■ **Problem statement**
Exclude the pictures and reproduce the remaining data exactly as written.

───── Given material ─────

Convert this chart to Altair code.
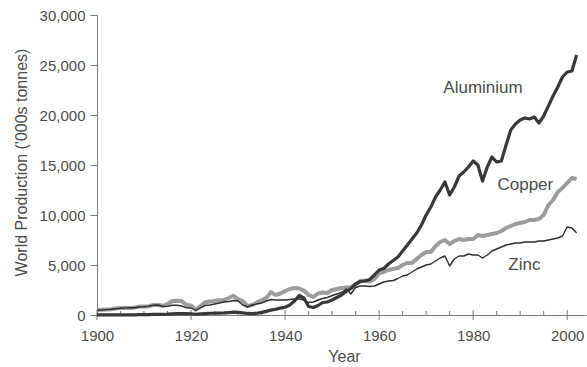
import altair as alt
import pandas as pd

# World production of three base metals, thousand tonnes per year
years = list(range(1900, 2003))

aluminium = [
    7, 8, 8, 8, 9, 12, 15, 20, 19, 30,
    44, 45, 61, 65, 70, 81, 115, 133, 139, 129,
    125, 73, 103, 140, 175, 180, 197, 206, 245, 280,
    269, 220, 153, 142, 170, 259, 362, 493, 579, 685,
    780, 1000, 1400, 1950, 1700, 850, 750, 950, 1250, 1300,
    1500, 1750, 2000, 2350, 2650, 3100, 3350, 3400, 3550, 4000,
    4500, 4650, 5100, 5450, 5800, 6400, 7000, 7600, 8200, 9000,
    10000, 10800, 11800, 12500, 13300, 12000, 12800, 13900, 14300, 14800,
    15400, 15000, 13400, 14800, 15800, 15300, 15400, 17000, 18500, 19100,
    19500, 19700, 19600, 19800, 19200, 19900, 20900, 21900, 22800, 23800,
    24300, 24400, 26000,
]

copper = [
    495, 525, 545, 575, 640, 700, 720, 710, 750, 840,
    858, 880, 1010, 1000, 920, 1080, 1400, 1420, 1400, 990,
    960, 540, 880, 1270, 1350, 1410, 1480, 1510, 1700, 1920,
    1580, 1380, 890, 1010, 1260, 1480, 1700, 2290, 1980, 2150,
    2400, 2600, 2700, 2650, 2450, 2000, 1800, 2150, 2250, 2200,
    2500, 2600, 2700, 2750, 2750, 3050, 3400, 3450, 3350, 3600,
    4200, 4300, 4500, 4600, 4700, 5000, 5200, 5200, 5600, 6000,
    6300, 6300, 6900, 7300, 7500, 7100, 7400, 7600, 7500, 7600,
    7600, 8000, 7900, 8000, 8100, 8200, 8400, 8700, 8900, 9100,
    9200, 9300, 9500, 9500, 9600, 10000, 11000, 11500, 12300, 12700,
    13200, 13700, 13600,
]

zinc = [
    480, 500, 540, 570, 620, 670, 710, 740, 730, 800,
    820, 890, 980, 1000, 850, 860, 970, 980, 900, 720,
    700, 450, 720, 950, 1000, 1100, 1200, 1300, 1350, 1450,
    1400, 1000, 800, 1000, 1100, 1200, 1400, 1550, 1500, 1500,
    1500, 1550, 1600, 1600, 1500, 1250, 1300, 1500, 1650, 1750,
    1950, 2100, 2250, 2600, 2100, 2750, 2900, 2900, 2850, 2900,
    3100, 3300, 3400, 3450, 3650, 3900, 4000, 4300, 4600, 4800,
    5000, 5100, 5400, 5700, 5900, 4900, 5600, 5900, 5900, 6100,
    6000, 6000, 5700, 6000, 6400, 6600, 6800, 7000, 7100, 7200,
    7200, 7300, 7300, 7300, 7400, 7400, 7500, 7600, 7700, 7900,
    8800, 8700, 8200,
]

# Series labels placed beside their lines (year, value at text baseline)
label_names = ["Aluminium", "Copper", "Zinc"]
label_years = [1982.1, 1991.1, 1990.9]
label_values = [22200, 12500, 4500]

major_years = [1900, 1920, 1940, 1960, 1980, 2000]
minor_years = [y for y in range(1905, 2001, 5) if y not in major_years]
y_ticks = [0, 5000, 10000, 15000, 20000, 25000, 30000]

frames = []
for name, vals in [("Aluminium", aluminium), ("Copper", copper), ("Zinc", zinc)]:
    frames.append(pd.DataFrame({"metal": name, "year": years, "value": vals}))
df = pd.concat(frames, ignore_index=True)

labels_df = pd.DataFrame({"label": label_names, "year": label_years, "value": label_values})
major_df = pd.DataFrame({"year": major_years, "value": [0] * len(major_years)})
minor_df = pd.DataFrame({"year": minor_years, "value": [0] * len(minor_years)})

FONT = "Liberation Sans"
AXIS_GREY = "#7a7a7a"
TEXT_GREY = "#4d4d4d"

x_scale = alt.Scale(domain=[1900, 2004], nice=False, zero=False)
y_scale = alt.Scale(domain=[0, 30000], nice=False)

y_axis = alt.Axis(
    values=y_ticks, format=",d", grid=False, labelFlush=False,
    domainColor=AXIS_GREY, tickColor=AXIS_GREY, tickSize=7,
    labelPadding=5, labelFont=FONT, labelFontSize=15, labelColor=TEXT_GREY,
    title="World Production ('000s tonnes)", titleFont=FONT, titleFontSize=16,
    titleFontWeight="normal", titleColor=TEXT_GREY,
    titleX=-76, titleY=147, titleAngle=-90, titleAlign="center", titleBaseline="middle",
)
# Year axis: baseline, labels and title; its ticks are drawn as marks below
x_axis = alt.Axis(
    values=major_years, format="d", grid=False, labelFlush=False,
    domainColor=AXIS_GREY, ticks=False, tickSize=0, labelPadding=13,
    labelFont=FONT, labelFontSize=15, labelColor=TEXT_GREY,
    title="Year", titleFont=FONT, titleFontSize=16, titleFontWeight="normal",
    titleColor=TEXT_GREY, titleX=247, titleY=46, titleAlign="center",
    titleBaseline="alphabetic",
)
x_enc = alt.X("year:Q", scale=x_scale, axis=x_axis)
y_enc = alt.Y("value:Q", scale=y_scale, axis=y_axis)

# Major year ticks cross the baseline; minor ticks rise above it
major_ticks = alt.Chart(major_df).mark_tick(
    orient="vertical", size=10, thickness=1, color=AXIS_GREY, opacity=1
).encode(x=x_enc, y=y_enc)

minor_ticks = alt.Chart(minor_df).mark_tick(
    orient="vertical", size=4, thickness=1, color=AXIS_GREY, opacity=1, yOffset=-2
).encode(x=x_enc, y=y_enc)

copper_line = alt.Chart(df).transform_filter(alt.datum.metal == "Copper").mark_line(
    color="#9c9c9c", strokeWidth=4, strokeJoin="round"
).encode(x=x_enc, y=y_enc)

zinc_line = alt.Chart(df).transform_filter(alt.datum.metal == "Zinc").mark_line(
    color="#2e2e2e", strokeWidth=1.4, strokeJoin="round"
).encode(x=x_enc, y=y_enc)

aluminium_line = alt.Chart(df).transform_filter(alt.datum.metal == "Aluminium").mark_line(
    color="#383838", strokeWidth=3.2, strokeJoin="round"
).encode(x=x_enc, y=y_enc)

series_labels = alt.Chart(labels_df).mark_text(
    font=FONT, fontSize=17, color=TEXT_GREY, align="center", baseline="alphabetic"
).encode(x=x_enc, y=y_enc, text="label:N")

chart = (
    alt.layer(major_ticks, minor_ticks, copper_line, zinc_line, aluminium_line, series_labels)
    .properties(
        width=489, height=300,
        autosize=alt.AutoSizeParams(type="none"),
        padding={"left": 97, "top": 15, "right": 1, "bottom": 52},
        background="white",
    )
    .configure_view(stroke=None)
)

chart.save("out.html", embed_options={"renderer": "svg", "actions": False})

─────

■ **Exercise answer**
Convert this chart to Altair code.
import altair as alt
import pandas as pd

# World production of three base metals, thousand tonnes per year
years = list(range(1900, 2003))

aluminium = [
    7, 8, 8, 8, 9, 12, 15, 20, 19, 30,
    44, 45, 61, 65, 70, 81, 115, 133, 139, 129,
    125, 73, 103, 140, 175, 180, 197, 206, 245, 280,
    269, 220, 153, 142, 170, 259, 362, 493, 579, 685,
    780, 1000, 1400, 1950, 1700, 850, 750, 950, 1250, 1300,
    1500, 1750, 2000, 2350, 2650, 3100, 3350, 3400, 3550, 4000,
    4500, 4650, 5100, 5450, 5800, 6400, 7000, 7600, 8200, 9000,
    10000, 10800, 11800, 12500, 13300, 12000, 12800, 13900, 14300, 14800,
    15400, 15000, 13400, 14800, 15800, 15300, 15400, 17000, 18500, 19100,
    19500, 19700, 19600, 19800, 19200, 19900, 20900, 21900, 22800, 23800,
    24300, 24400, 26000,
]

copper = [
    495, 525, 545, 575, 640, 700, 720, 710, 750, 840,
    858, 880, 1010, 1000, 920, 1080, 1400, 1420, 1400, 990,
    960, 540, 880, 1270, 1350, 1410, 1480, 1510, 1700, 1920,
    1580, 1380, 890, 1010, 1260, 1480, 1700, 2290, 1980, 2150,
    2400, 2600, 2700, 2650, 2450, 2000, 1800, 2150, 2250, 2200,
    2500, 2600, 2700, 2750, 2750, 3050, 3400, 3450, 3350, 3600,
    4200, 4300, 4500, 4600, 4700, 5000, 5200, 5200, 5600, 6000,
    6300, 6300, 6900, 7300, 7500, 7100, 7400, 7600, 7500, 7600,
    7600, 8000, 7900, 8000, 8100, 8200, 8400, 8700, 8900, 9100,
    9200, 9300, 9500, 9500, 9600, 10000, 11000, 11500, 12300, 12700,
    13200, 13700, 13600,
]

zinc = [
    480, 500, 540, 570, 620, 670, 710, 740, 730, 800,
    820, 890, 980, 1000, 850, 860, 970, 980, 900, 720,
    700, 450, 720, 950, 1000, 1100, 1200, 1300, 1350, 1450,
    1400, 1000, 800, 1000, 1100, 1200, 1400, 1550, 1500, 1500,
    1500, 1550, 1600, 1600, 1500, 1250, 1300, 1500, 1650, 1750,
    1950, 2100, 2250, 2600, 2100, 2750, 2900, 2900, 2850, 2900,
    3100, 3300, 3400, 3450, 3650, 3900, 4000, 4300, 4600, 4800,
    5000, 5100, 5400, 5700, 5900, 4900, 5600, 5900, 5900, 6100,
    6000, 6000, 5700, 6000, 6400, 6600, 6800, 7000, 7100, 7200,
    7200, 7300, 7300, 7300, 7400, 7400, 7500, 7600, 7700, 7900,
    8800, 8700, 8200,
]

# Series labels placed beside their lines (year, value at text baseline)
label_names = ["Aluminium", "Copper", "Zinc"]
label_years = [1982.1, 1991.1, 1990.9]
label_values = [22200, 12500, 4500]

major_years = [1900, 1920, 1940, 1960, 1980, 2000]
minor_years = [y for y in range(1905, 2001, 5) if y not in major_years]
y_ticks = [0, 5000, 10000, 15000, 20000, 25000, 30000]

frames = []
for name, vals in [("Aluminium", aluminium), ("Copper", copper), ("Zinc", zinc)]:
    frames.append(pd.DataFrame({"metal": name, "year": years, "value": vals}))
df = pd.concat(frames, ignore_index=True)

labels_df = pd.DataFrame({"label": label_names, "year": label_years, "value": label_values})
major_df = pd.DataFrame({"year": major_years, "value": [0] * len(major_years)})
minor_df = pd.DataFrame({"year": minor_years, "value": [0] * len(minor_years)})

FONT = "Liberation Sans"
AXIS_GREY = "#7a7a7a"
TEXT_GREY = "#4d4d4d"

x_scale = alt.Scale(domain=[1900, 2004], nice=False, zero=False)
y_scale = alt.Scale(domain=[0, 30000], nice=False)

y_axis = alt.Axis(
    values=y_ticks, format=",d", grid=False, labelFlush=False,
    domainColor=AXIS_GREY, tickColor=AXIS_GREY, tickSize=7,
    labelPadding=5, labelFont=FONT, labelFontSize=15, labelColor=TEXT_GREY,
    title="World Production ('000s tonnes)", titleFont=FONT, titleFontSize=16,
    titleFontWeight="normal", titleColor=TEXT_GREY,
    titleX=-76, titleY=147, titleAngle=-90, titleAlign="center", titleBaseline="middle",
)
# Year axis: baseline, labels and title; its ticks are drawn as marks below
x_axis = alt.Axis(
    values=major_years, format="d", grid=False, labelFlush=False,
    domainColor=AXIS_GREY, ticks=False, tickSize=0, labelPadding=13,
    labelFont=FONT, labelFontSize=15, labelColor=TEXT_GREY,
    title="Year", titleFont=FONT, titleFontSize=16, titleFontWeight="normal",
    titleColor=TEXT_GREY, titleX=247, titleY=46, titleAlign="center",
    titleBaseline="alphabetic",
)
x_enc = alt.X("year:Q", scale=x_scale, axis=x_axis)
y_enc = alt.Y("value:Q", scale=y_scale, axis=y_axis)

# Major year ticks cross the baseline; minor ticks rise above it
major_ticks = alt.Chart(major_df).mark_tick(
    orient="vertical", size=10, thickness=1, color=AXIS_GREY, opacity=1
).encode(x=x_enc, y=y_enc)

minor_ticks = alt.Chart(minor_df).mark_tick(
    orient="vertical", size=4, thickness=1, color=AXIS_GREY, opacity=1, yOffset=-2
).encode(x=x_enc, y=y_enc)

copper_line = alt.Chart(df).transform_filter(alt.datum.metal == "Copper").mark_line(
    color="#9c9c9c", strokeWidth=4, strokeJoin="round"
).encode(x=x_enc, y=y_enc)

zinc_line = alt.Chart(df).transform_filter(alt.datum.metal == "Zinc").mark_line(
    color="#2e2e2e", strokeWidth=1.4, strokeJoin="round"
).encode(x=x_enc, y=y_enc)

aluminium_line = alt.Chart(df).transform_filter(alt.datum.metal == "Aluminium").mark_line(
    color="#383838", strokeWidth=3.2, strokeJoin="round"
).encode(x=x_enc, y=y_enc)

series_labels = alt.Chart(labels_df).mark_text(
    font=FONT, fontSize=17, color=TEXT_GREY, align="center", baseline="alphabetic"
).encode(x=x_enc, y=y_enc, text="label:N")

chart = (
    alt.layer(major_ticks, minor_ticks, copper_line, zinc_line, aluminium_line, series_labels)
    .properties(
        width=489, height=300,
        autosize=alt.AutoSizeParams(type="none"),
        padding={"left": 97, "top": 15, "right": 1, "bottom": 52},
        background="white",
    )
    .configure_view(stroke=None)
)

chart.save("out.html", embed_options={"renderer": "svg", "actions": False})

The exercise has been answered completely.